### Task objective
Every line below that holds the string "page" should be copied out.
>> begin
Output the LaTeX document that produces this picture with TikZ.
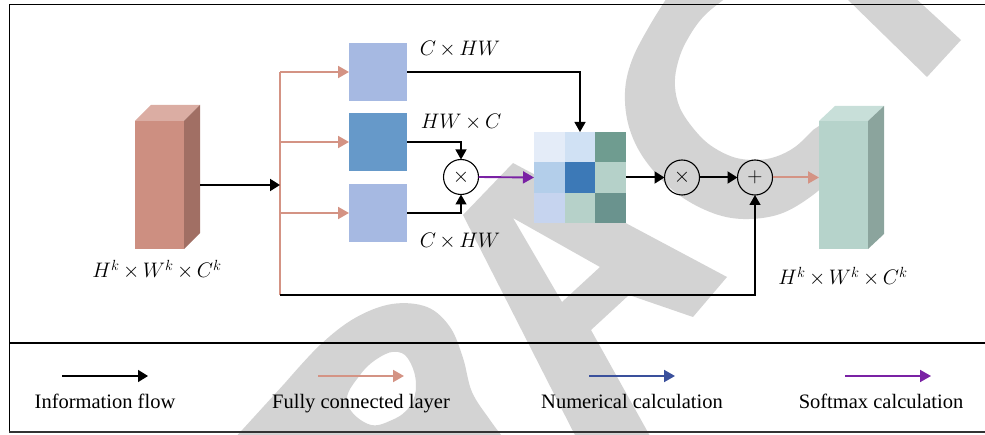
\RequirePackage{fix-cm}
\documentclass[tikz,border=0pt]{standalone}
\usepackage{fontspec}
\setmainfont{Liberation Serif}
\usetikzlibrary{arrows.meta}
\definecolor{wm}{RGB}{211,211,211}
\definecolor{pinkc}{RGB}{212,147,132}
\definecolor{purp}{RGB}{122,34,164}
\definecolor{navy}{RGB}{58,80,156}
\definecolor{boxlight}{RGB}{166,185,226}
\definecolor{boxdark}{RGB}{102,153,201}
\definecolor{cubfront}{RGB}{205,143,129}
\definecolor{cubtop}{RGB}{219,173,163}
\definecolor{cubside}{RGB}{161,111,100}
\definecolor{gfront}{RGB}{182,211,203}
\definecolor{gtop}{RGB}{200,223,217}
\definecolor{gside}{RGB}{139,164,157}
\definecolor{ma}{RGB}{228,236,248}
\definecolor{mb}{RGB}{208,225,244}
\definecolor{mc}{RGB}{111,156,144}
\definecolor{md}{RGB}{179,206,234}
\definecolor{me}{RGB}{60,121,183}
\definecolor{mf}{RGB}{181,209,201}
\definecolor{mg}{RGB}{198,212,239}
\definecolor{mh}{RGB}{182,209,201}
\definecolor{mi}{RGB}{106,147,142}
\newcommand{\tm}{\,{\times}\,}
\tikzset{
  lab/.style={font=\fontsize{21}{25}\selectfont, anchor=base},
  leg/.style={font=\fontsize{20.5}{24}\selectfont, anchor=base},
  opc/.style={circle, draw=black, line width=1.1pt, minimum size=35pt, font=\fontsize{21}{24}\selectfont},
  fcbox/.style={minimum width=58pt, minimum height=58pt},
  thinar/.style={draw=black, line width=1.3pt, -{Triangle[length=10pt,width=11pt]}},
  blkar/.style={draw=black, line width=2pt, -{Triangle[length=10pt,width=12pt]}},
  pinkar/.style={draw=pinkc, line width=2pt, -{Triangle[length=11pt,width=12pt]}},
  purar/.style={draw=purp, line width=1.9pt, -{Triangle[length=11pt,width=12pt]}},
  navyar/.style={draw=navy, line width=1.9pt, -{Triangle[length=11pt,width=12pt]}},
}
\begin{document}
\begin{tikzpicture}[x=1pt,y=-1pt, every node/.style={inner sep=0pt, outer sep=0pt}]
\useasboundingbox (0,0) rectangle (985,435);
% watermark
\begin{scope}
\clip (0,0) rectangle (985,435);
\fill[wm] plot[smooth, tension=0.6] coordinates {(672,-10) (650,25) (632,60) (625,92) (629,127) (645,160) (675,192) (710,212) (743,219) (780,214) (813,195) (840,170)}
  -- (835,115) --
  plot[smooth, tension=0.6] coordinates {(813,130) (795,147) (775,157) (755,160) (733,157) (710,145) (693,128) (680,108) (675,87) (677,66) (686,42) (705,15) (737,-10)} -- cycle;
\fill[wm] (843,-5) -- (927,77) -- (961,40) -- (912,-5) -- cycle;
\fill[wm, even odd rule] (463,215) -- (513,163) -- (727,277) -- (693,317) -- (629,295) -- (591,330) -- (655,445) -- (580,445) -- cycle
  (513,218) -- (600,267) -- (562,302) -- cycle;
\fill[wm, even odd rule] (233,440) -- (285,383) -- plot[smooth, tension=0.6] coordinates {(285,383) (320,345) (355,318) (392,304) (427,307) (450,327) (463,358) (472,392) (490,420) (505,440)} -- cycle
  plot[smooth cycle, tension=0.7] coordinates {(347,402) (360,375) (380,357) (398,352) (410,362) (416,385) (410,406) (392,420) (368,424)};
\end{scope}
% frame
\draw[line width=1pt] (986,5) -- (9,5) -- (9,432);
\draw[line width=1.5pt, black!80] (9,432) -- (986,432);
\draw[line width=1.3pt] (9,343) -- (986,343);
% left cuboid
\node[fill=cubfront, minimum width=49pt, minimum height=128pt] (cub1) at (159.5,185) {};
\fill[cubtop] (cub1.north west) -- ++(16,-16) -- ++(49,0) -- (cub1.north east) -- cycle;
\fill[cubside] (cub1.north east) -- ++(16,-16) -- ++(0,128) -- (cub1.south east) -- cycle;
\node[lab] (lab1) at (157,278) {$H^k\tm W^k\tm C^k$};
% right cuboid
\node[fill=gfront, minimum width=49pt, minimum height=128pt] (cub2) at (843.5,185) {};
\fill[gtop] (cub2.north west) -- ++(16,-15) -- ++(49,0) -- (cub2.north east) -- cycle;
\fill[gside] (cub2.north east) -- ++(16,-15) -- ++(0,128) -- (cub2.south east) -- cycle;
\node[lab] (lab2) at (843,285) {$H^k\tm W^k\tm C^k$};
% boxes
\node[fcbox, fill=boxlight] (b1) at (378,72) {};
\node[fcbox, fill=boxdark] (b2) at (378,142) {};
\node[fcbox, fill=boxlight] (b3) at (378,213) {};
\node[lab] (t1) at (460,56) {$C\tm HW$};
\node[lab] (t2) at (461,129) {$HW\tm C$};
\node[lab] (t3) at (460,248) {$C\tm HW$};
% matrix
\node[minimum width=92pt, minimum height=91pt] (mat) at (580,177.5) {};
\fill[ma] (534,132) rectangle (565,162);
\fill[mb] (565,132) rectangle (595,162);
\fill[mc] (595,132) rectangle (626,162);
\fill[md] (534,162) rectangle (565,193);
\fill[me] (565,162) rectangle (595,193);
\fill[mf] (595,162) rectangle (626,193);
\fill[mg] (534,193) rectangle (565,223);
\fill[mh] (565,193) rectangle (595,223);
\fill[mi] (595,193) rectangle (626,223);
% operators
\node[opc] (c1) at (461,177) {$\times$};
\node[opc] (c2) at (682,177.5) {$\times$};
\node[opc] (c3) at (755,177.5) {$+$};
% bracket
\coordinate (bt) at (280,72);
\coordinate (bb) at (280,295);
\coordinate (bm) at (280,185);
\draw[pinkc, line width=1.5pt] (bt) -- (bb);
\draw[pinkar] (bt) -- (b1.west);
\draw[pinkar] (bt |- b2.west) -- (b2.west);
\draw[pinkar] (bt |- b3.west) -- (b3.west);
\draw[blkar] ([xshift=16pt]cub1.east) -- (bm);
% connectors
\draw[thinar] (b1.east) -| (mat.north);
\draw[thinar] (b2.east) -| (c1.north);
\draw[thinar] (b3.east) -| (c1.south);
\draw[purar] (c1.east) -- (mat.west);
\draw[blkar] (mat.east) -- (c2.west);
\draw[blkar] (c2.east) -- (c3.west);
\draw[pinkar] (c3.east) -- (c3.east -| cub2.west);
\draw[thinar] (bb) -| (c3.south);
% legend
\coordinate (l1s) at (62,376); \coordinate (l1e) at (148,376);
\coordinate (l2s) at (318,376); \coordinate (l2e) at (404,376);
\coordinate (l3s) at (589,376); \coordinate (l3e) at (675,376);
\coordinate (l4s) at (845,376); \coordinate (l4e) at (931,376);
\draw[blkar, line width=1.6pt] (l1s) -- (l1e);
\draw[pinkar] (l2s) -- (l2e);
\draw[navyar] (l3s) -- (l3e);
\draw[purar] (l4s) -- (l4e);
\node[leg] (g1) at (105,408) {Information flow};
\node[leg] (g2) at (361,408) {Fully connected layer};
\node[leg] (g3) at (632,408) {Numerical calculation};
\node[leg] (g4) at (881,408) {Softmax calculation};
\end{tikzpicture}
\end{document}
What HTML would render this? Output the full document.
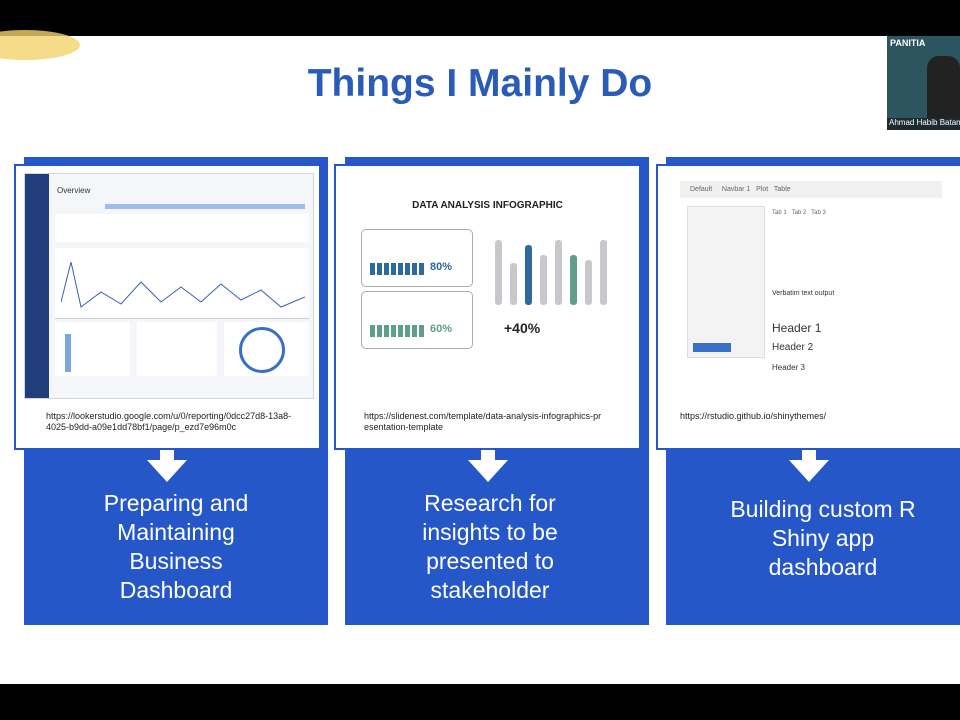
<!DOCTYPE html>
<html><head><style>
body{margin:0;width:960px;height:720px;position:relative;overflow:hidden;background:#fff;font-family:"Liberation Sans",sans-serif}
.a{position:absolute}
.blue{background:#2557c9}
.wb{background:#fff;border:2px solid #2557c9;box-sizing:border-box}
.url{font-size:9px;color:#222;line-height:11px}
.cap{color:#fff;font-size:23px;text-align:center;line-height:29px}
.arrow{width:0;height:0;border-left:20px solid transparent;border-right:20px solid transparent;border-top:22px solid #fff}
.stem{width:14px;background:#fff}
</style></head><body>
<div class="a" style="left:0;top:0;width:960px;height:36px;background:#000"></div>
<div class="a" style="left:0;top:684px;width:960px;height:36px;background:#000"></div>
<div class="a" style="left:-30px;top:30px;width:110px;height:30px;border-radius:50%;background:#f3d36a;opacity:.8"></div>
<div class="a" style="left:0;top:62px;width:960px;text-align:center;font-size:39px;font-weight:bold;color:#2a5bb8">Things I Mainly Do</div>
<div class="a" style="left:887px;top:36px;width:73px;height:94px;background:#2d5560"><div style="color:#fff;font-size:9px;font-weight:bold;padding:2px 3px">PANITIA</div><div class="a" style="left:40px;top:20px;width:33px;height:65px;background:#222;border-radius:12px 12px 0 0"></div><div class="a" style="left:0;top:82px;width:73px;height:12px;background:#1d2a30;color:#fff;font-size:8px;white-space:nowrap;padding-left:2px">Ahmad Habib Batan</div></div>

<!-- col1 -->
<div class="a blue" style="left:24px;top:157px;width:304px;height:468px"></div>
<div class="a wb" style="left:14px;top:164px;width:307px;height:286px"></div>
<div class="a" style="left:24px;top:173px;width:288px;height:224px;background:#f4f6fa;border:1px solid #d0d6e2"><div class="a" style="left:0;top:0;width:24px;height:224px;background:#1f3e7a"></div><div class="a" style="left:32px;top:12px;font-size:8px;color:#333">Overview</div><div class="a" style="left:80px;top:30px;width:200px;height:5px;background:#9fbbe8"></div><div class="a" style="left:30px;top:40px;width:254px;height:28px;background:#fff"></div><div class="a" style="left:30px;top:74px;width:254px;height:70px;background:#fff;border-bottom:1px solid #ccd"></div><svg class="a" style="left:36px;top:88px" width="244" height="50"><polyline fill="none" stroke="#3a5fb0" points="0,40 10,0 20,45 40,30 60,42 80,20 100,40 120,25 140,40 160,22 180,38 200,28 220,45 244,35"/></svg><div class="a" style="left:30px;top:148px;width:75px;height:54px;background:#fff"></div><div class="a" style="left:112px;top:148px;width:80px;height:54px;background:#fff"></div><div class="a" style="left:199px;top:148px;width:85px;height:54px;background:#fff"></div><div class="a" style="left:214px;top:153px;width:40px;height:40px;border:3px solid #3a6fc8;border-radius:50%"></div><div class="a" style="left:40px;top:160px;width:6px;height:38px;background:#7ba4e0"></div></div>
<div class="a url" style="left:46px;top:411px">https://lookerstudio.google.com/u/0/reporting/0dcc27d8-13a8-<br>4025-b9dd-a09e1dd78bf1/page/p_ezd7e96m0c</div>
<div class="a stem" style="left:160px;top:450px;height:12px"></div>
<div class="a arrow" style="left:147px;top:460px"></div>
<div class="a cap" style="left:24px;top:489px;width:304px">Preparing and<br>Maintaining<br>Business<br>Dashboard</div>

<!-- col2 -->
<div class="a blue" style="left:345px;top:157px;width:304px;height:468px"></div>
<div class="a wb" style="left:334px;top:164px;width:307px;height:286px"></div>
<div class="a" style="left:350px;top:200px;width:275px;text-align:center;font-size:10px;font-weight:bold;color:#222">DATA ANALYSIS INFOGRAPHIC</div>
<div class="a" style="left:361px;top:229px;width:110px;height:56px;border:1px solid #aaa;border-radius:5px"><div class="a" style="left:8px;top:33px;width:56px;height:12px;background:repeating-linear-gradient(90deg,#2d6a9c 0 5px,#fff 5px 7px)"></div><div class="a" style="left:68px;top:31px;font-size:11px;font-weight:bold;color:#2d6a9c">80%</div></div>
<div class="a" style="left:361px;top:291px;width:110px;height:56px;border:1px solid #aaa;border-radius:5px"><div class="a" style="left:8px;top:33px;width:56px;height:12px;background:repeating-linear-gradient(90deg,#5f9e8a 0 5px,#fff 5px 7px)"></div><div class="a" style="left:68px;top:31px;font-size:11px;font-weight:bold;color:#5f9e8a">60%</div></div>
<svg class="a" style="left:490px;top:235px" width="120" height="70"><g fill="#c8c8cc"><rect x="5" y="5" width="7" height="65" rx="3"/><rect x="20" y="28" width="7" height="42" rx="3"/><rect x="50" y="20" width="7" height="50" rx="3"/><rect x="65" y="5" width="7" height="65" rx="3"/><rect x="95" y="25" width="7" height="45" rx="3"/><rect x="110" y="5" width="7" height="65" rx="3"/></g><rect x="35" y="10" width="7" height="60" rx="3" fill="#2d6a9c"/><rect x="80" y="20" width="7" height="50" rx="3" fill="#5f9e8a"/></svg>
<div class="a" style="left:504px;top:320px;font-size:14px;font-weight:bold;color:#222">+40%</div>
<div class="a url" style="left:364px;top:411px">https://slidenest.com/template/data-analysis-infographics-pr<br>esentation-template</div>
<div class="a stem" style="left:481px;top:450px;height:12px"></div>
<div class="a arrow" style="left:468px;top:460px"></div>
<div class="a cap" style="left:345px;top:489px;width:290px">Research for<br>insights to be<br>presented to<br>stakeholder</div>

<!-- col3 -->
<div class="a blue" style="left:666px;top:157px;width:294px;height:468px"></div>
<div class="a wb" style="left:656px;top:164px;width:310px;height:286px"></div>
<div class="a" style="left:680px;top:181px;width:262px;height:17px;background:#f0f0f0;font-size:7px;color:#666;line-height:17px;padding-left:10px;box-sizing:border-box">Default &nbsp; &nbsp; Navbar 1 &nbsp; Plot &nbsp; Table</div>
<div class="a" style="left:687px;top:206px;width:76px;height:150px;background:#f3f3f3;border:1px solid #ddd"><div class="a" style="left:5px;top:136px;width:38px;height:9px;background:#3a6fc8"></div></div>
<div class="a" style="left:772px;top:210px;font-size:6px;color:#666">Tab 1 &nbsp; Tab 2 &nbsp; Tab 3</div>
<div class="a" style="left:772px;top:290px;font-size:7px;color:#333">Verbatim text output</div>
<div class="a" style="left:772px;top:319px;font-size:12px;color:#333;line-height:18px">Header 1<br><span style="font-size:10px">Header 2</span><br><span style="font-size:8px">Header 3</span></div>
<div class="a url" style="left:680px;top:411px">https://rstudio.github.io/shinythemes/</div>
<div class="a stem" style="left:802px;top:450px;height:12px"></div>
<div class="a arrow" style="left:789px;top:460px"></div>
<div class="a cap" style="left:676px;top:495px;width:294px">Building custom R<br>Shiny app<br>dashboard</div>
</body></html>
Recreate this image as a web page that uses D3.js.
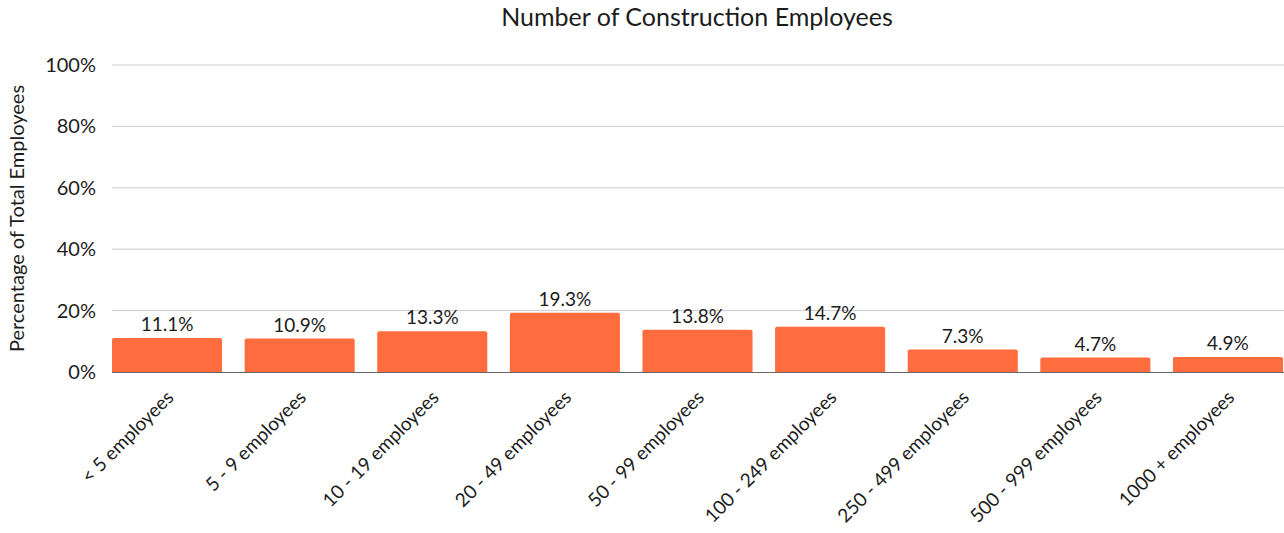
>> end
### Task output
<div class="a url" style="left:46px;top:411px">https://lookerstudio.google.com/u/0/reporting/0dcc27d8-13a8-<br>4025-b9dd-a09e1dd78bf1/page/p_ezd7e96m0c</div>
Recreate this image as a web page that uses D3.js.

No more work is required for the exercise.